## INSTRUCTIONS FOR THE TASK
Retype the opening lines of the listing below, ending with the line that contains "return x / W", and leave out any pictures.

## DATASET CONTENT
# # # #

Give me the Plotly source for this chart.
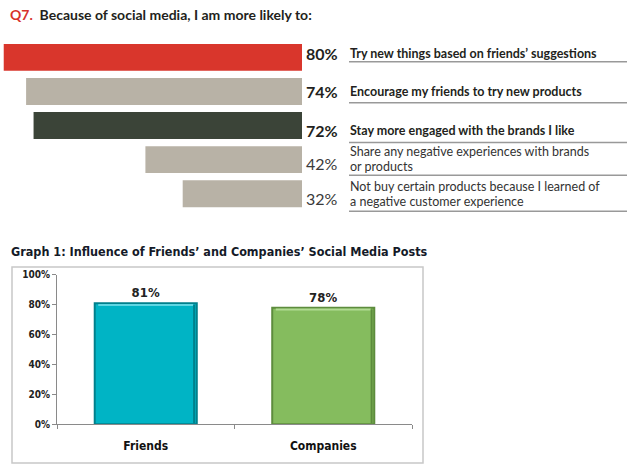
import plotly.graph_objects as go

# ---------------- data ----------------
q7_items = [
    "Try new things based on friends’ suggestions",
    "Encourage my friends to try new products",
    "Stay more engaged with the brands I like",
    "Share any negative experiences with brands<br>or products",
    "Not buy certain products because I learned of<br>a negative customer experience",
]
q7_values = [80, 74, 72, 42, 32]
q7_colors = ["#d9362c", "#b8b2a6", "#3b4438", "#b8b2a6", "#b8b2a6"]
q7_bold = [True, True, True, False, False]

g1_categories = ["Friends", "Companies"]
g1_values = [81, 78]
g1_colors = ["#00b4c5", "#85bc5e"]
g1_edges = ["#00808c", "#5d8c3d"]
g1_lights = ["#5fd6e2", "#b2db93"]
g1_ticks = [0, 20, 40, 60, 80, 100]

W, H = 641, 474
NARROW = "Lato, Liberation Sans Narrow, DejaVu Sans Condensed, sans-serif"
COND = "DejaVu Sans Condensed, DejaVu Sans, sans-serif"
BAR_W = 0.575
VS = 0.979  # vertical compensation


def py(px):
    return 1 - (px / VS - 4) / H


def px_(x):
    return x / W


q7_cats = [f"r{i}" for i in range(len(q7_values))]

fig = go.Figure()

# ---------- top horizontal bars ----------
fig.add_trace(go.Bar(
    x=q7_values, y=q7_cats, orientation="h",
    marker=dict(color=q7_colors, line=dict(width=0)),
    xaxis="x", yaxis="y", showlegend=False, hoverinfo="skip",
))

# ---------- bottom vertical bars ----------
fig.add_trace(go.Bar(
    x=g1_categories, y=g1_values, width=BAR_W,
    marker=dict(color=g1_colors, line=dict(color=g1_edges, width=2)),
    text=[f"<b>{v}%</b>" for v in g1_values], textposition="outside",
    textfont=dict(family=COND, size=13, color="#222222"),
    cliponaxis=False,
    xaxis="x2", yaxis="y2", showlegend=False, hoverinfo="skip",
))

fig.update_layout(
    width=W, height=H, margin=dict(l=0, r=0, t=0, b=0),
    paper_bgcolor="white", plot_bgcolor="rgba(0,0,0,0)",
    bargap=0.21,
    xaxis=dict(domain=[0, px_(302)], range=[81, 0], visible=False, fixedrange=True),
    yaxis=dict(domain=[py(209.6), py(38.4)], type="category",
               categoryorder="array", categoryarray=q7_cats,
               autorange="reversed", visible=False, anchor="x"),
    xaxis2=dict(domain=[px_(57), px_(412)], anchor="y2", type="category",
                showline=True, linecolor="#8a8a8a", linewidth=1,
                ticks="outside", ticklen=4, tickcolor="#8a8a8a",
                tickson="boundaries", ticklabelstandoff=10,
                tickfont=dict(family=COND, size=12, color="#111111", weight="bold"),
                showgrid=False),
    yaxis2=dict(domain=[py(424), py(274)], anchor="x2", range=[0, 100],
                tickvals=g1_ticks, ticktext=[f"{t}%" for t in g1_ticks],
                showline=True, linecolor="#8a8a8a", linewidth=1,
                ticks="outside", ticklen=4, tickcolor="#8a8a8a",
                showgrid=False, zeroline=False,
                tickfont=dict(family=COND, size=10, color="#222222", weight="bold")),
)

annotations = []
# top title
annotations.append(dict(
    x=px_(8), y=py(12), xref="paper", yref="paper", xanchor="left", yanchor="middle",
    text="<b><span style='color:#d7322b'>Q7.</span>  Because of social media, I am more likely to:</b>",
    showarrow=False, font=dict(family=NARROW, size=14, color="#231f20"),
))

# per-row vertical offsets (px, positive = up) for value labels and description lines
val_shift = [4, 0, -5, -3.5, -4.5]
desc_shift = [[4], [0], [-5], [7.8, -7.3], [7.0, -8.2]]
sep_lines = [60, 101, 141, 174, 210]

for i, (cat, v, item, b) in enumerate(zip(q7_cats, q7_values, q7_items, q7_bold)):
    vt = f"<b>{v}%</b>" if b else f"{v}%"
    annotations.append(dict(
        x=px_(304), y=cat, xref="paper", yref="y", xanchor="left", yanchor="middle",
        yshift=val_shift[i], text=vt, showarrow=False,
        font=dict(family=NARROW, size=16, color="#231f20" if b else "#3a3a3a"),
    ))
    for line, ys in zip(item.split("<br>"), desc_shift[i]):
        lt = f"<b>{line}</b>" if b else line
        annotations.append(dict(
            x=px_(348), y=cat, xref="paper", yref="y", xanchor="left", yanchor="middle",
            yshift=ys, text=lt, showarrow=False, align="left",
            font=dict(family=NARROW, size=12.5, color="#231f20" if b else "#333333"),
        ))

# bottom title
annotations.append(dict(
    x=px_(9), y=py(251), xref="paper", yref="paper", xanchor="left", yanchor="middle",
    text="<b>Graph 1: Influence of Friends’ and Companies’ Social Media Posts</b>",
    showarrow=False, font=dict(family=COND, size=12.5, color="#141a28"),
))

shapes = []
for yl in sep_lines:
    shapes.append(dict(type="line", xref="paper", yref="paper",
                       x0=px_(349), x1=px_(627), y0=py(yl), y1=py(yl),
                       line=dict(color="#999999", width=1.5)))
# frame of lower chart
shapes.append(dict(type="rect", xref="paper", yref="paper",
                   x0=px_(12), x1=px_(423), y0=py(463), y1=py(266),
                   line=dict(color="#c8c8c8", width=1.5)))
# bevel highlight / shade on lower bars (derived from the data)
for i, (v, lc, dc) in enumerate(zip(g1_values, g1_lights, g1_edges)):
    shapes.append(dict(type="line", xref="x2", yref="y2",
                       x0=i - BAR_W / 2 + 0.02, x1=i + BAR_W / 2 - 0.02,
                       y0=v - 1.2, y1=v - 1.2, line=dict(color=lc, width=2)))
    shapes.append(dict(type="line", xref="x2", yref="y2",
                       x0=i + BAR_W / 2 - 0.015, x1=i + BAR_W / 2 - 0.015,
                       y0=0.5, y1=v - 1, line=dict(color=dc, width=2)))

fig.update_layout(annotations=annotations, shapes=shapes)
fig.write_html("out.html", config={"displayModeBar": False},
               post_script="document.body.style.margin='0';document.body.style.padding='0';")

# # # #

## ANSWER FOR THE TASK
Give me the Plotly source for this chart.
import plotly.graph_objects as go

# ---------------- data ----------------
q7_items = [
    "Try new things based on friends’ suggestions",
    "Encourage my friends to try new products",
    "Stay more engaged with the brands I like",
    "Share any negative experiences with brands<br>or products",
    "Not buy certain products because I learned of<br>a negative customer experience",
]
q7_values = [80, 74, 72, 42, 32]
q7_colors = ["#d9362c", "#b8b2a6", "#3b4438", "#b8b2a6", "#b8b2a6"]
q7_bold = [True, True, True, False, False]

g1_categories = ["Friends", "Companies"]
g1_values = [81, 78]
g1_colors = ["#00b4c5", "#85bc5e"]
g1_edges = ["#00808c", "#5d8c3d"]
g1_lights = ["#5fd6e2", "#b2db93"]
g1_ticks = [0, 20, 40, 60, 80, 100]

W, H = 641, 474
NARROW = "Lato, Liberation Sans Narrow, DejaVu Sans Condensed, sans-serif"
COND = "DejaVu Sans Condensed, DejaVu Sans, sans-serif"
BAR_W = 0.575
VS = 0.979  # vertical compensation


def py(px):
    return 1 - (px / VS - 4) / H


def px_(x):
    return x / W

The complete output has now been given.